§ **TASK INPUT**
+-------+

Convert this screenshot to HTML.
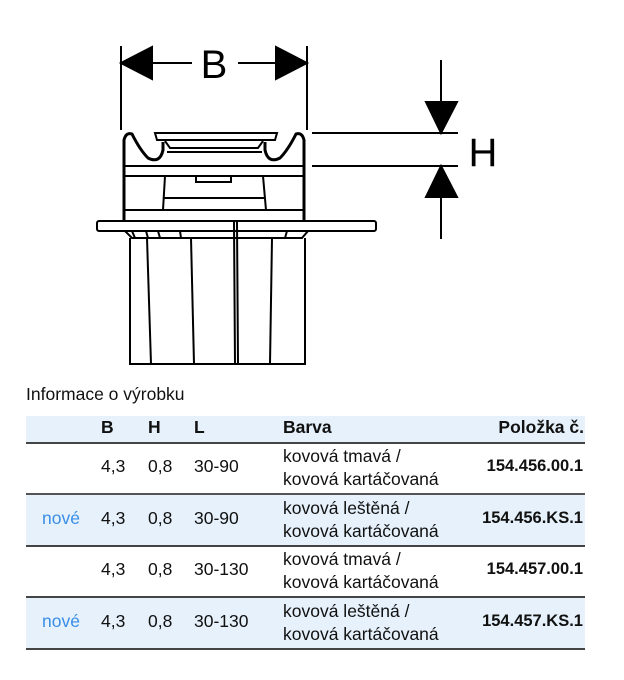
<!DOCTYPE html>
<html><head><meta charset="utf-8"><style>
body{margin:0;background:#fff;width:624px;height:680px;position:relative;font-family:"Liberation Sans",sans-serif;overflow:hidden}
.t{position:absolute;font-size:17.5px;color:#111;white-space:nowrap}
.b{font-weight:bold}
.num{font-size:16.5px}
.n{color:#3a8ee6}
.bg{position:absolute;left:26px;width:559px;background:#e6f1fb}
.ln{position:absolute;left:26px;width:559px;height:2px;background:#444}
</style></head><body>
<svg width="624" height="380" style="position:absolute;left:0;top:0" stroke="#000" fill="none" stroke-width="2">
<line x1="121" y1="46" x2="121" y2="130"/><line x1="307" y1="46" x2="307" y2="130"/>
<line x1="150" y1="63" x2="192" y2="63"/><line x1="238" y1="63" x2="278" y2="63"/>
<polygon points="121,63 152,47 152,79" fill="#000"/><polygon points="307,63 276,47 276,79" fill="#000"/>
<text x="214" y="78" font-family="Liberation Sans" font-size="40" fill="#000" stroke="none" text-anchor="middle">B</text>
<line x1="441" y1="60" x2="441" y2="105"/><line x1="441" y1="195" x2="441" y2="239"/>
<line x1="312" y1="133" x2="458" y2="133"/><line x1="312" y1="166" x2="458" y2="166"/>
<polygon points="441,133 426,102 457,102" fill="#000"/><polygon points="441,166 426,197 457,197" fill="#000"/>
<text x="483" y="166" font-family="Liberation Sans" font-size="40" fill="#000" stroke="none" text-anchor="middle">H</text>
<path d="M124 221 V140 Q126 132 132 134 Q140 150 148 158 Q160 164 163 150 L163 142" stroke-width="3"/>
<path d="M304 221 V140 Q302 132 296 134 Q288 150 280 158 Q268 164 265 150 L265 142" stroke-width="3"/>
<path d="M155 133 H277 L275 140 H157 Z"/>
<path d="M165 141 L170 148 H258 L263 141"/>
<path d="M167 152 H262"/>
<line x1="124" y1="166" x2="304" y2="166"/><line x1="124" y1="176" x2="304" y2="176"/>
<path d="M165 176 L163 210 H266 L263 176"/>
<path d="M196 176 V182 H231 V176"/>
<path d="M164 198 H265"/>
<line x1="124" y1="210" x2="304" y2="210"/>
<rect x="97" y="221" width="279" height="10" rx="2"/>
<path d="M125 231 L132 238 H302 L308 231"/>
<path d="M130 238 V364 H305 V238"/>
<line x1="147" y1="238" x2="151" y2="364"/><line x1="191" y1="238" x2="194" y2="364"/>
<line x1="234" y1="222" x2="235" y2="364"/><line x1="237" y1="222" x2="238" y2="364"/>
<line x1="272" y1="238" x2="270" y2="364"/>
<line x1="132" y1="231" x2="135" y2="238"/><line x1="146" y1="231" x2="148" y2="238"/><line x1="158" y1="231" x2="160" y2="238"/><line x1="180" y1="231" x2="181" y2="238"/><line x1="287" y1="231" x2="285" y2="238"/>
</svg>
<div class="t" style="left:26px;top:384px">Informace o výrobku</div>
<div class="bg" style="top:416px;height:27px"></div>
<div class="ln" style="top:442px"></div>
<div class="bg" style="top:495px;height:50px"></div>
<div class="ln" style="top:493px;background:#555"></div>
<div class="ln" style="top:545px"></div>
<div class="bg" style="top:597px;height:51px"></div>
<div class="ln" style="top:596px"></div>
<div class="ln" style="top:648px"></div>
<div class="t b" style="left:101px;top:417px">B</div>
<div class="t b" style="left:148px;top:417px">H</div>
<div class="t b" style="left:194px;top:417px">L</div>
<div class="t b" style="left:283px;top:417px">Barva</div>
<div class="t b" style="right:40px;top:417px">Položka č.</div>

<div class="t" style="left:101px;top:456px">4,3</div><div class="t" style="left:148px;top:456px">0,8</div><div class="t" style="left:194px;top:456px">30-90</div>
<div class="t" style="left:283px;top:445px;line-height:23px">kovová tmavá /<br>kovová kartáčovaná</div>
<div class="t b num" style="right:41px;top:457px">154.456.00.1</div>

<div class="t n" style="left:42px;top:508px">nové</div>
<div class="t" style="left:101px;top:508px">4,3</div><div class="t" style="left:148px;top:508px">0,8</div><div class="t" style="left:194px;top:508px">30-90</div>
<div class="t" style="left:283px;top:497px;line-height:23px">kovová leštěná /<br>kovová kartáčovaná</div>
<div class="t b num" style="right:41px;top:509px">154.456.KS.1</div>

<div class="t" style="left:101px;top:559px">4,3</div><div class="t" style="left:148px;top:559px">0,8</div><div class="t" style="left:194px;top:559px">30-130</div>
<div class="t" style="left:283px;top:548px;line-height:23px">kovová tmavá /<br>kovová kartáčovaná</div>
<div class="t b num" style="right:41px;top:560px">154.457.00.1</div>

<div class="t n" style="left:42px;top:611px">nové</div>
<div class="t" style="left:101px;top:611px">4,3</div><div class="t" style="left:148px;top:611px">0,8</div><div class="t" style="left:194px;top:611px">30-130</div>
<div class="t" style="left:283px;top:600px;line-height:23px">kovová leštěná /<br>kovová kartáčovaná</div>
<div class="t b num" style="right:41px;top:612px">154.457.KS.1</div>
</body></html>
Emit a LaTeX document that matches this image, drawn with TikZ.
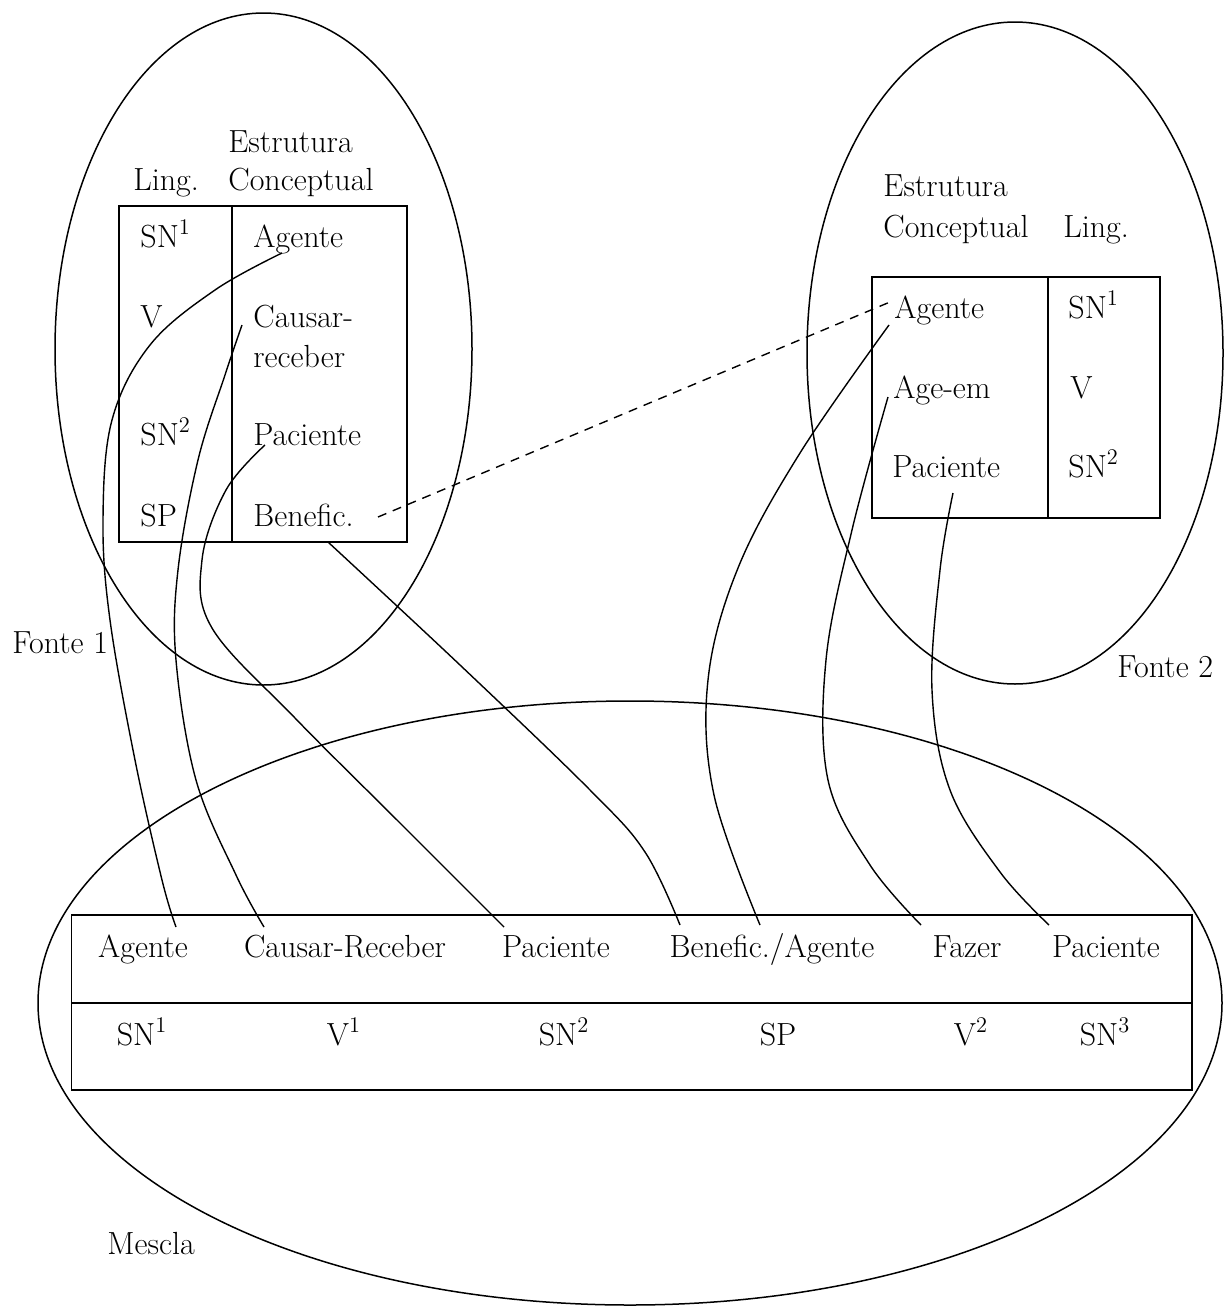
\documentclass[tikz,border=0pt]{standalone}
\usepackage{fontspec}
\begin{document}
\begin{tikzpicture}[x=0.5pt,y=-0.5pt,
  txt/.style={font=\fontsize{16}{19}\selectfont, inner sep=0pt, anchor=base west},
  ctxt/.style={font=\fontsize{16}{19}\selectfont, inner sep=0pt, anchor=base},
  frame/.style={line width=0.75pt},
  link/.style={line width=0.7pt},
  dlink/.style={line width=0.7pt, dash pattern=on 4.5pt off 3.5pt}]
\useasboundingbox (0,0) rectangle (1224,1306);

% ellipses
\draw[frame] (263.5,349) ellipse [x radius=104.25pt, y radius=168pt];
\draw[frame] (1015,353) ellipse [x radius=104pt, y radius=165.5pt];
\draw[frame] (630,1003) ellipse [x radius=296pt, y radius=151pt];

% left table
\draw[frame] (119,206) rectangle (407,542);
\draw[frame] (232,206) -- (232,542);
\node[txt] (estL) at (228,152) {Estrutura};
\node[txt] (concL) at (228,190) {Conceptual};
\node[txt] (lingL) at (133,190) {Ling.};
\node[txt] (sn1L) at (140,247) {SN\textsuperscript{1}};
\node[txt] (agL) at (253,247) {Agente};
\node[txt] (vL) at (140,327) {V};
\node[txt] (causL) at (253,327) {Causar-};
\node[txt] (recL) at (253,367) {receber};
\node[txt] (sn2L) at (140,445) {SN\textsuperscript{2}};
\node[txt] (pacL) at (253,445) {Paciente};
\node[txt] (spL) at (140,526) {SP};
\node[txt] (benL) at (253,526) {Benefic.};

% right table
\draw[frame] (872,277) rectangle (1160,518);
\draw[frame] (1048,277) -- (1048,518);
\node[txt] (estR) at (883,196) {Estrutura};
\node[txt] (concR) at (883,237) {Conceptual};
\node[txt] (lingR) at (1063,237) {Ling.};
\node[txt] (agR) at (894,318) {Agente};
\node[txt] (sn1R) at (1068,318) {SN\textsuperscript{1}};
\node[txt] (ageR) at (893,398) {Age-em};
\node[txt] (vR) at (1070,398) {V};
\node[txt] (pacR) at (892,477) {Paciente};
\node[txt] (sn2R) at (1068,477) {SN\textsuperscript{2}};

% bottom table
\draw[frame] (71.5,915) rectangle (1192,1090);
\draw[frame] (71.5,1003) -- (1192,1003);
\node[ctxt] (bAg) at (143,957) {Agente};
\node[ctxt] (bCa) at (345,957) {Causar-Receber};
\node[ctxt] (bPa) at (556,957) {Paciente};
\node[ctxt] (bBe) at (772,957) {Benefic./Agente};
\node[ctxt] (bFa) at (967,957) {Fazer};
\node[ctxt] (bPb) at (1106,957) {Paciente};
\node[ctxt] (bS1) at (142,1045) {SN\textsuperscript{1}};
\node[ctxt] (bV1) at (344,1045) {V\textsuperscript{1}};
\node[ctxt] (bS2) at (564,1045) {SN\textsuperscript{2}};
\node[ctxt] (bSP) at (778,1045) {SP};
\node[ctxt] (bV2) at (971,1045) {V\textsuperscript{2}};
\node[ctxt] (bS3) at (1105,1045) {SN\textsuperscript{3}};

% labels
\node[txt] (f1) at (12,653) {Fonte 1};
\node[txt] (f2) at (1117,677) {Fonte 2};
\node[txt] (mes) at (107,1254) {Mescla};

% connector endpoints
\coordinate (c1a) at (282,253); \coordinate (c1b) at (176,927);
\coordinate (c2a) at (242,325); \coordinate (c2b) at (264,927);
\coordinate (c3a) at (265,445); \coordinate (c3b) at (504,927);
\coordinate (c4a) at (328,542); \coordinate (c4b) at (680,925);
\coordinate (c5a) at (889,325); \coordinate (c5b) at (760,925);
\coordinate (c6a) at (888,397); \coordinate (c6b) at (921,925);
\coordinate (c7a) at (953,493); \coordinate (c7b) at (1049,925);
\coordinate (d1) at (378,517); \coordinate (d2) at (890,302);

% connectors
\draw[link] plot[smooth,tension=0.6] coordinates {(c1a) (215,290) (150,345) (112,420) (103,520) (110,620) (135,760) (162,880) (c1b)};
\draw[link] plot[smooth,tension=0.6] coordinates {(c2a) (225,375) (198,460) (178,570) (176,660) (196,780) (236,875) (c2b)};
\draw[link] plot[smooth,tension=0.6] coordinates {(c3a) (226,490) (202,560) (212,628) (295,718) (400,823) (c3b)};
\draw[link] plot[smooth,tension=0.6] coordinates {(c4a) (460,665) (590,790) (645,852) (c4b)};
\draw[link] plot[smooth,tension=0.6] coordinates {(c5a) (800,453) (738,568) (708,680) (714,795) (c5b)};
\draw[link] plot[smooth,tension=0.6] coordinates {(c6a) (852,530) (826,660) (828,780) (870,865) (c6b)};
\draw[link] plot[smooth,tension=0.6] coordinates {(c7a) (940,570) (932,690) (950,790) (1000,872) (c7b)};
\draw[dlink] (d1) -- (d2);
\end{tikzpicture}
\end{document}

+-------+

§ **PROBLEM TO SOLVE**
Give back the exact lines above, running from the one that has "Emit a LaTeX" through the one that has "radius=296pt, y radius=151pt];", with nothing added and no pictures.

§ **SOLUTION TO THIS TASK**
Emit a LaTeX document that matches this image, drawn with TikZ.
\documentclass[tikz,border=0pt]{standalone}
\usepackage{fontspec}
\begin{document}
\begin{tikzpicture}[x=0.5pt,y=-0.5pt,
  txt/.style={font=\fontsize{16}{19}\selectfont, inner sep=0pt, anchor=base west},
  ctxt/.style={font=\fontsize{16}{19}\selectfont, inner sep=0pt, anchor=base},
  frame/.style={line width=0.75pt},
  link/.style={line width=0.7pt},
  dlink/.style={line width=0.7pt, dash pattern=on 4.5pt off 3.5pt}]
\useasboundingbox (0,0) rectangle (1224,1306);

% ellipses
\draw[frame] (263.5,349) ellipse [x radius=104.25pt, y radius=168pt];
\draw[frame] (1015,353) ellipse [x radius=104pt, y radius=165.5pt];
\draw[frame] (630,1003) ellipse [x radius=296pt, y radius=151pt];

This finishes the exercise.